Watson's Involvement With The 27th Amendment
In 1982, while researching the proposed—but not ratified—Equal Rights Amendment to the United States Constitution (ERA) of a decade earlier for a paper in a government class that he was taking at the University of Texas at Austin, Watson came across documentation of another unratified constitutional amendment which Congress had presented to America's state lawmakers. This other proposal, dating back to the 1st Congress in 1789, had been authored by James Madison, then a member of the U.S. House of Representatives. Madison's proposal would delay congressional pay raises until the electorate got a chance to respond. The one-sentence constitutional amendment reads:
No law, varying the compensation for the services of the Senators and Representatives, shall take effect, until an election of Representatives shall have intervened.
Intrigued, Watson switched the subject of his paper from the ERA to the 1789 proposal and researched what was a still-pending constitutional amendment, despite 192 years having elapsed. Watson's paper argued that—unlike the ERA—the 1789 amendment had no deadline within which the nation's state legislatures must have acted upon it and that it could belatedly become part of the U.S. Constitution. His report further recommended—on policy grounds—that the amendment should be ratified, as delaying changes of congressional salary would be beneficial against corruption. His instructor, Sharon Waite, gave Watson a 'C' on the paper, explaining that he had failed to make a convincing case that the amendment was still subject to being approved by the state legislatures nearly two centuries later and that the topic was irrelevant to modern government. In short, she said, his thesis was "unrealistic."

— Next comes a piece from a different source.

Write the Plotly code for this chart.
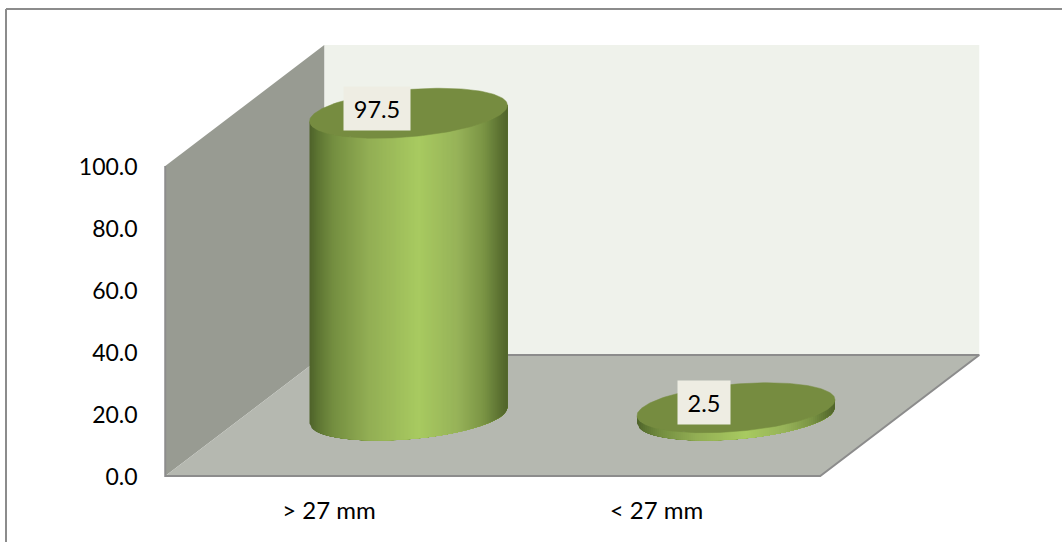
import numpy as np
import plotly.graph_objects as go

# Chart data
categories = ["> 27 mm", "< 27 mm"]
values = [97.5, 2.5]
value_labels = ["97.5", "2.5"]
y_ticks = [0, 20, 40, 60, 80, 100]
y_tick_labels = ["0.0", "20.0", "40.0", "60.0", "80.0", "100.0"]

# Canvas and scale factors (pixels per axis unit)
W, H = 1062, 542
X0_PX, Y0_PX = 329.0, 476.0
PX_PER_CAT, PX_PER_Y = 327.5, 3.1

# Oblique projection of the chart box, in axis units
DEPTH_X = 159.0 / PX_PER_CAT
DEPTH_Y = 121.0 / PX_PER_Y
X_LO, X_HI, Y_LO, Y_HI = -0.5, 1.5, 0.0, 100.0

# Cylinder ellipse radii and the tilt of its long axis, in axis units
RX = 99.0 / PX_PER_CAT
RY = 23.7 / PX_PER_Y
TILT = 8.0 / PX_PER_Y

WALL_BACK, WALL_SIDE, FLOOR = "#eff2eb", "#989b92", "#b5b8b0"
EDGE = "#8c8c8c"
TOP_COLOR = "#768c40"
LABEL_BG = "#eeede3"
FONT = "Lato"

# Horizontal shading across the cylinder side
SHADE_T = [0.0, 0.04, 0.12, 0.30, 0.55, 0.75, 0.88, 0.96, 1.0]
SHADE_RGB = [(78, 98, 42), (92, 116, 50), (116, 142, 64), (146, 174, 84),
             (168, 202, 96), (150, 178, 88), (122, 148, 68), (92, 114, 50), (80, 100, 42)]


def shade(t):
    c = [np.interp(t, SHADE_T, [rgb[i] for rgb in SHADE_RGB]) for i in range(3)]
    return "rgb(%d,%d,%d)" % tuple(round(v) for v in c)


fig = go.Figure()


def polygon(xs, ys, color, line_width=0.0):
    fig.add_trace(go.Scatter(
        x=list(xs), y=list(ys), mode="lines", fill="toself", fillcolor=color,
        line=dict(color=color, width=line_width), hoverinfo="skip", showlegend=False,
    ))


def edge(xs, ys):
    fig.add_trace(go.Scatter(
        x=xs, y=ys, mode="lines", line=dict(color=EDGE, width=2),
        hoverinfo="skip", showlegend=False,
    ))


# Box walls and floor
polygon([X_LO + DEPTH_X, X_HI + DEPTH_X, X_HI + DEPTH_X, X_LO + DEPTH_X],
        [DEPTH_Y, DEPTH_Y, Y_HI + DEPTH_Y, Y_HI + DEPTH_Y], WALL_BACK)
polygon([X_LO, X_LO + DEPTH_X, X_LO + DEPTH_X, X_LO],
        [Y_LO, DEPTH_Y, Y_HI + DEPTH_Y, Y_HI], WALL_SIDE)
polygon([X_LO, X_HI, X_HI + DEPTH_X, X_LO + DEPTH_X],
        [Y_LO, Y_LO, DEPTH_Y, DEPTH_Y], FLOOR)
edge([X_LO + DEPTH_X, X_HI + DEPTH_X, X_HI, X_LO, X_LO],
     [DEPTH_Y, DEPTH_Y, Y_LO, Y_LO, Y_HI])

# Cylinders: each shading band runs on to the right-hand edge and the next band
# paints over it, so no seams open between neighbouring bands
N_STRIPS = 99
for i, value in enumerate(values):
    cx = i + DEPTH_X / 2
    base = DEPTH_Y / 2
    top = base + value
    band_edges = np.linspace(-1, 1, N_STRIPS + 1)
    for a, b in zip(band_edges[:-1], band_edges[1:]):
        us = np.linspace(a, 1, max(3, int((1 - a) * 30)))
        low = TILT * us - RY * np.sqrt(np.clip(1 - us ** 2, 0, 1))
        xs = cx + RX * us
        polygon(np.r_[xs, xs[::-1]], np.r_[base + low, (top + low)[::-1]],
                shade((a + b + 2) / 4))
    th = np.linspace(0, 2 * np.pi, 181)
    polygon(cx + RX * np.cos(th), top + TILT * np.cos(th) + RY * np.sin(th), TOP_COLOR, 0.5)

# Value labels sitting on the cylinder tops
label_widths = [64, 50]
annotations = [
    dict(x=i + DEPTH_X / 2, y=DEPTH_Y / 2 + v, text=t, showarrow=False,
         xshift=-32, yshift=5, width=w, height=41, bgcolor=LABEL_BG,
         font=dict(family=FONT, size=23.5, color="#000000"))
    for i, (v, t, w) in enumerate(zip(values, value_labels, label_widths))
]

# Outer frame: only the top and left sides are visible
frame_y, frame_x = 1 - 9 / H, 6 / W
shapes = [
    dict(type="line", xref="paper", yref="paper", x0=frame_x, x1=1, y0=frame_y, y1=frame_y,
         line=dict(color=EDGE, width=2)),
    dict(type="line", xref="paper", yref="paper", x0=frame_x, x1=frame_x, y0=0, y1=frame_y,
         line=dict(color=EDGE, width=2)),
]

fig.update_layout(
    width=W, height=H, autosize=False,
    margin=dict(l=0, r=0, t=0, b=0, pad=0),
    paper_bgcolor="#ffffff", plot_bgcolor="#ffffff",
    showlegend=False, annotations=annotations, shapes=shapes,
    font=dict(family=FONT, size=23, color="#000000"),
    xaxis=dict(
        range=[-X0_PX / PX_PER_CAT, (W - X0_PX) / PX_PER_CAT],
        domain=[0, 1], anchor="free", position=(H - Y0_PX) / H,
        tickmode="array", tickvals=list(range(len(categories))), ticktext=categories,
        tickfont=dict(family=FONT, size=24, color="#000000"),
        ticks="outside", ticklen=13, tickcolor="rgba(0,0,0,0)",
        showgrid=False, zeroline=False, showline=False, fixedrange=True,
    ),
    yaxis=dict(
        range=[-(H - Y0_PX) / PX_PER_Y, Y0_PX / PX_PER_Y],
        domain=[0, 1], anchor="free", position=(X0_PX - 0.5 * PX_PER_CAT) / W,
        tickmode="array", tickvals=y_ticks, ticktext=y_tick_labels,
        tickfont=dict(family=FONT, size=23, color="#000000"),
        ticks="outside", ticklen=23, tickcolor="rgba(0,0,0,0)", ticklabelshift=1,
        showgrid=False, zeroline=False, showline=False, fixedrange=True,
    ),
)

fig.write_html("out.html", config={"displayModeBar": False})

Undeterred, Watson set out to secure the amendment's incorporation into the Federal Constitution. Early in 1982, he undertook a letter-writing campaign to strategically targeted states. Initial reaction was swift. The first result was ratification by Maine lawmakers (April 1983), followed by ratification in the Colorado General Assembly (April 1984). Over the course of ten years, the legislatures of more and more states were persuaded to ratify Madison's original proposal. On May 19, 1992, the Archivist of the United States certified that the amendment's ratification was completed, with the legislatures of more than 38 states ratifying it. On May 20, 1992, both houses of Congress adopted resolutions agreeing with the Archivist's conclusion. (Subsequently, it came to light that in 1792 the Kentucky General Assembly had ratified all 12 original articles of amendments during that state's initial month of statehood.)
Stephen Frantzich, a Political Science professor at the U.S. Naval Academy at Annapolis, Maryland, tracked down Sharon Waite, but by then she had no recollection of Watson, or of many students in her lecture classes at the University of Texas, each with some 300 students. Frantzich researched Watson's campaign further, and made "the stepfather of the 27th Amendment" the subject of the first chapter in his book, Citizen Democracy: Political Activists in a Cynical Age (1999, 2004, 2008).
In later years, Watson joined a lawsuit filed by former Republican U.S. Representative Bob Schaffer of Colorado, and others, in an attempt to reverse automatic mid-term, cost-of-living-adjustment (COLA) pay raises for members of Congress. The lawsuit was rejected by two federal courts. The United States Supreme Court refused certiorari because Congressman Schaffer could not establish sufficient proof that he was personally harmed by automatic yearly COLA pay raises.